The drama “Joy of Life 2” found success in Asia.
Yuewen
Hou said the next step in Yuewen’s globalization strategy is more ambitious—to incubate local creators. Through WebNovel, Yuewen has built an international author community of around 500,000 writers, producing 770,000 original works in English and other languages. Among them is JKSManga, a British creator whose series My Vampire System has accumulated more than 92 million reads on WebNovel, spawned an audiobook with 1.1 billion streams, and now has its own comic adaptation, Hou noted. “This marks a new stage. We’ve gone from exporting Chinese stories to cultivating global ones,” he said.

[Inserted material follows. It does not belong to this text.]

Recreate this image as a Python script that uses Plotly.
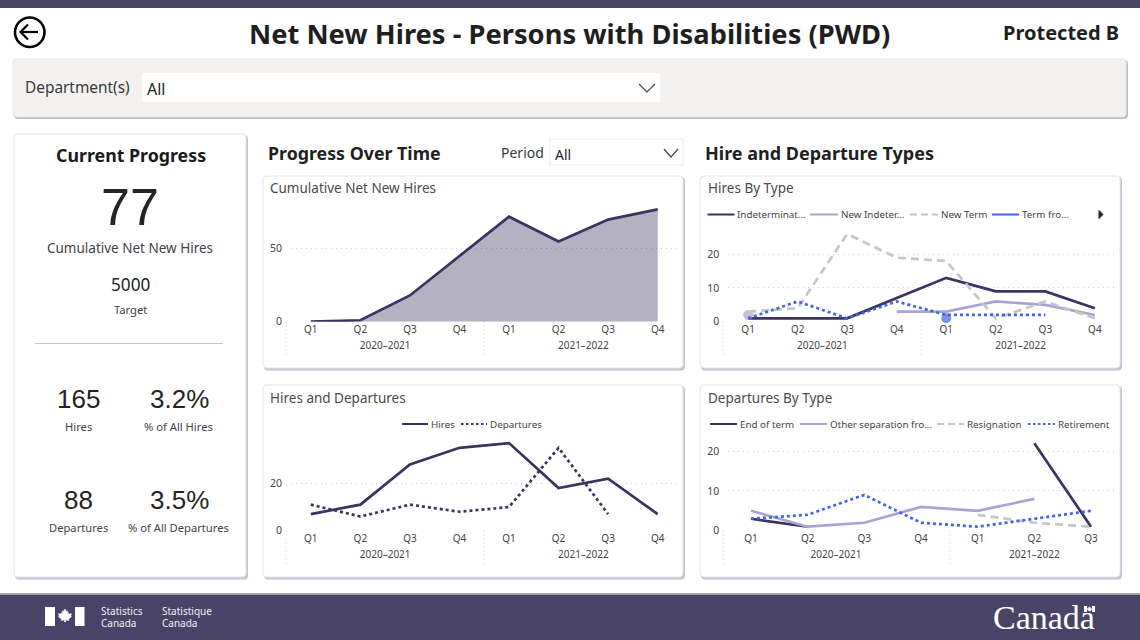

Yuewen’s most recent global ventures move beyond content to cultural integration. The company has engaged a diverse roster of partners—including the Swiss National Tourism Board, the British Library, the Singapore Tourism Board and Japan’s CCC Group—to explore new forms of global IP collaboration, Hou said.
In the U.K., 26 Chinese web novels from Yuewen’s catalog have been added to the British Library’s collection, while in Switzerland, Yuewen turned The King’s Avatar protagonist Ye Xiu into a virtual “Swiss Travel Explorer,” promoting customized tours inspired by the series. Meanwhile, the dark fantasy The Unruly Immortals (Dao Gui Yi Xian) became the first Chinese web novel to enter Universal Studios Singapore theme park, launching a hit Halloween attraction, Hou said.
Hou describes this evolution as “a clear three-step journey: from translating Chinese stories, to exporting the creation model, to co-building a global creative ecosystem.” In his view, Yuewen’s role is shifting “from being China’s Yuewen to becoming the world’s Yuewen—a co-builder of the global creative economy that connects creators and consumers across cultures.”
Yuewen embodies how big changes are unfolding in how stories are told and shared. “Gone are the days of betting everything on a single genius. In the digital age, lasting success in content may come from scalable ecosystems that continuously generate, validate and evolve new ideas,” said Hou, describing the process as “systematic creativity”—a framework that “blends community passion with strategic insight. The goal is not to mechanize art, but to build a sustainable pathway for it to thrive. “
“We don’t replace creativity with data,” he said. “We use data to empower creativity and find the stories that truly move people.”
As Yuewen’s stories travel from Chinese screens to global audiences, the company is championing its new model for global IP development. “The magic lies in its architecture, where creativity is cultivated on the farm, refined and scaled in the laboratory, and brought to life in the community playground,” Hou said, summarizing his model.
In the process, Yuewen is transcending its role as a storyteller to become an architect of culture, Hou said. That in turn, he continued, also poses an important question: “What if the best stories are not discovered by a privileged few, but grown by an empowered collective?”